The Taliban in government were xenophobic, but still treated foreign journalists with polite formality. When I tackled subjects which the regime wanted to keep quiet — civilian massacres, evidence of al-Qa‘ida camps — officials became bullying, but still in a strangely polite way. They put pressure on me by threatening my Afghan staff and contacts. The only genuine menace I encountered directly came from foreign fighters, who would issue vicious but empty threats. Westerners, like al-Qa‘ida radicals, were classed by the Taliban government as guests and were not to be harmed.

The transformation in how Afghans view Westerners developed gradually, as Afghan patience and optimism has been worn away. Since about 2003/4, we have become targets of the Taliban insurgency. Anger and suspicion towards the West has become widespread, extending well beyond Taliban strongholds to Afghans who both oppose the Taliban and hate the foreigners. Afghans ask why the United States and other Western countries have backed a government whose corruption is the main cause of opposition, why it allows commanders and security officials to abuse citizens with impunity, why there is so little to show for the billions of dollars of aid money that have been spent, and why the foreign armies keep killing civilians.

The Taliban now wholeheartedly use international jihadist discourse, employing imagery completely alien to Afghan history: They are fighting a jihad against “Crusaders” and “the Jewish and Christian armies and their Afghan slaves” who want to “eliminate Islam.” Afghans, both pro- or anti-Taliban, now find conspiracy theories a useful way to try to make sense of the situation, believing the Americans are deliberately causing unrest in Afghanistan or that London is running the Taliban.

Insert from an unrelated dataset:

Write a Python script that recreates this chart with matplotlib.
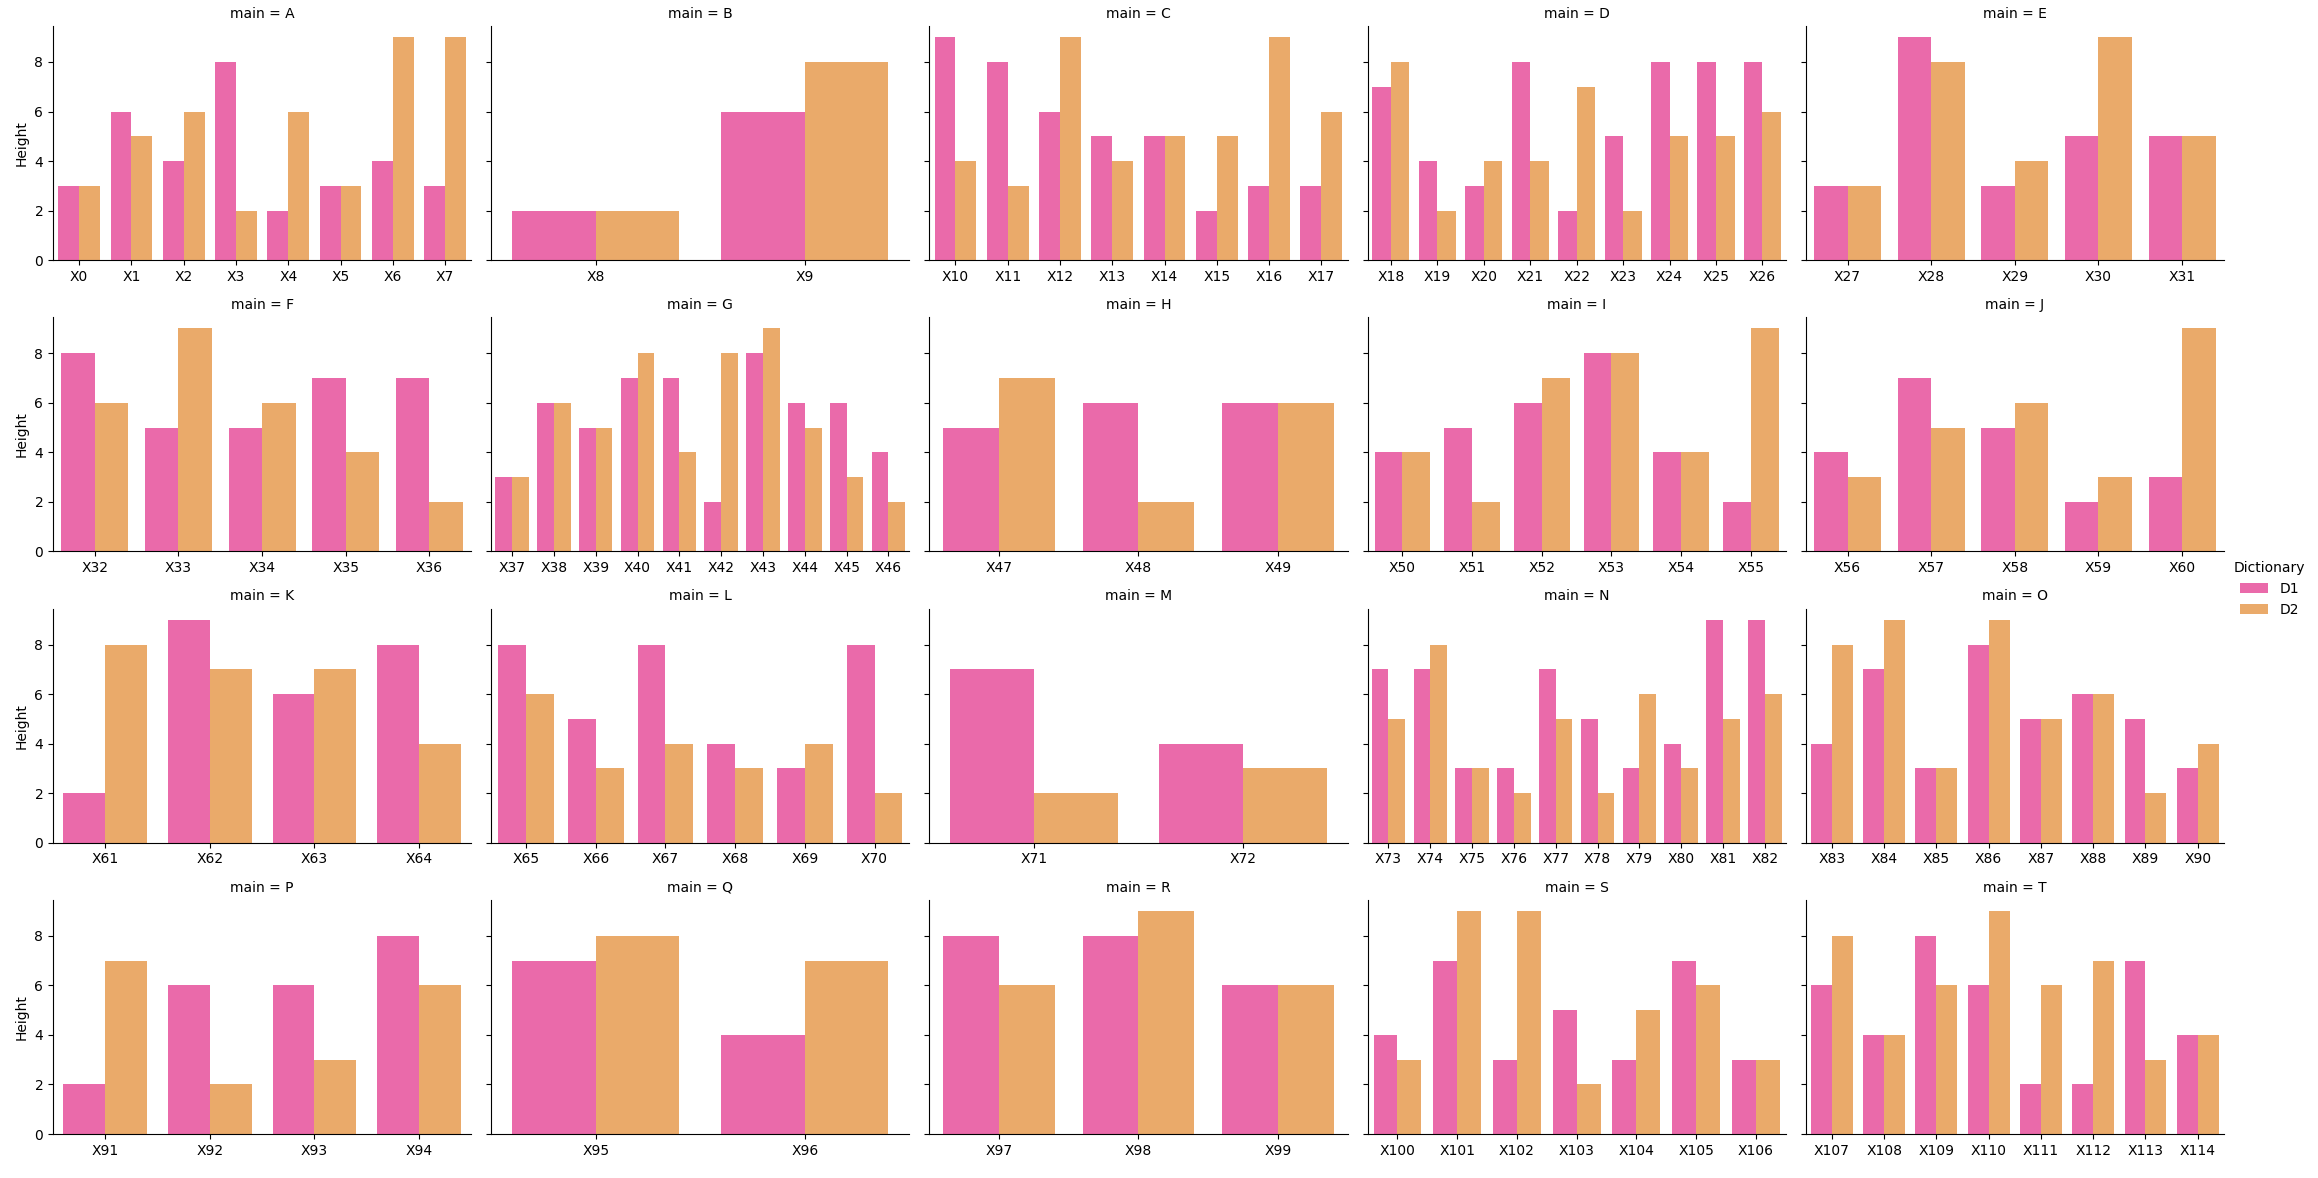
import matplotlib
matplotlib.use("Agg")
import matplotlib.pyplot as plt
import numpy as np
import pandas as pd
import seaborn as sns

# one entry per facet: name and how many X categories it holds
mains = list("ABCDEFGHIJKLMNOPQRST")
counts = [8, 2, 8, 9, 5, 5, 10, 3, 6, 5, 4, 6, 2, 10, 8, 4, 2, 3, 7, 8]

d1 = [3, 6, 4, 8, 2, 3, 4, 3,
      2, 6,
      9, 8, 6, 5, 5, 2, 3, 3,
      7, 4, 3, 8, 2, 5, 8, 8, 8,
      3, 9, 3, 5, 5,
      8, 5, 5, 7, 7,
      3, 6, 5, 7, 7, 2, 8, 6, 6, 4,
      5, 6, 6,
      4, 5, 6, 8, 4, 2,
      4, 7, 5, 2, 3,
      2, 9, 6, 8,
      8, 5, 8, 4, 3, 8,
      7, 4,
      7, 7, 3, 3, 7, 5, 3, 4, 9, 9,
      4, 7, 3, 8, 5, 6, 5, 3,
      2, 6, 6, 8,
      7, 4,
      8, 8, 6,
      4, 7, 3, 5, 3, 7, 3,
      6, 4, 8, 6, 2, 2, 7, 4]

d2 = [3, 5, 6, 2, 6, 3, 9, 9,
      2, 8,
      4, 3, 9, 4, 5, 5, 9, 6,
      8, 2, 4, 4, 7, 2, 5, 5, 6,
      3, 8, 4, 9, 5,
      6, 9, 6, 4, 2,
      3, 6, 5, 8, 4, 8, 9, 5, 3, 2,
      7, 2, 6,
      4, 2, 7, 8, 4, 9,
      3, 5, 6, 3, 9,
      8, 7, 7, 4,
      6, 3, 4, 3, 4, 2,
      2, 3,
      5, 8, 3, 2, 5, 2, 6, 3, 5, 6,
      8, 9, 3, 9, 5, 6, 2, 4,
      7, 2, 3, 6,
      8, 7,
      6, 9, 6,
      3, 9, 9, 2, 5, 6, 3,
      8, 4, 6, 9, 6, 7, 3, 4]

labels = ["X%d" % i for i in range(sum(counts))]
main_col = np.repeat(mains, counts)

df = pd.DataFrame({
    "main": np.concatenate([main_col, main_col]),
    "X": labels + labels,
    "Height": d1 + d2,
    "Dictionary": ["D1"] * len(d1) + ["D2"] * len(d2),
})

g = sns.catplot(data=df, x="X", y="Height", hue="Dictionary", col="main",
                col_wrap=5, kind="bar", sharex=False, palette="spring",
                height=3, aspect=1.5)
g.set_titles("main = {col_name}")
g.set_axis_labels("", "Height")

fig = g.figure
fig.set_size_inches(23.18, 11.78)
fig.subplots_adjust(left=0.02287, right=0.9594, top=0.9779, bottom=0.03735,
                    wspace=0.0478, hspace=0.244)
sns.move_legend(g, "center right", bbox_to_anchor=(1.0, 0.5))

fig.savefig("out.png", dpi=100)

For a journalist, the consequences of this rift are deeply troubling. How can you report on a conflict which you can only safely witness from one side? Western policymakers should be even more worried and for Afghans, of course, it has been a disaster. Opportunities to end chronic conflicts like the Afghan civil war are rare: the American/Karzai project now looks set to fail, just as the mujahadin and the Taliban failed to bring peace in 1992 and 1996. When the foreign troops and aid workers eventually go home, it seems likely that they will leave behind a nation disillusioned and, in parts, radicalized, where Westerners are no longer viewed as guests or friends. At best, we have come to be seen as weak and incompetent, at worst, as enemies and invaders.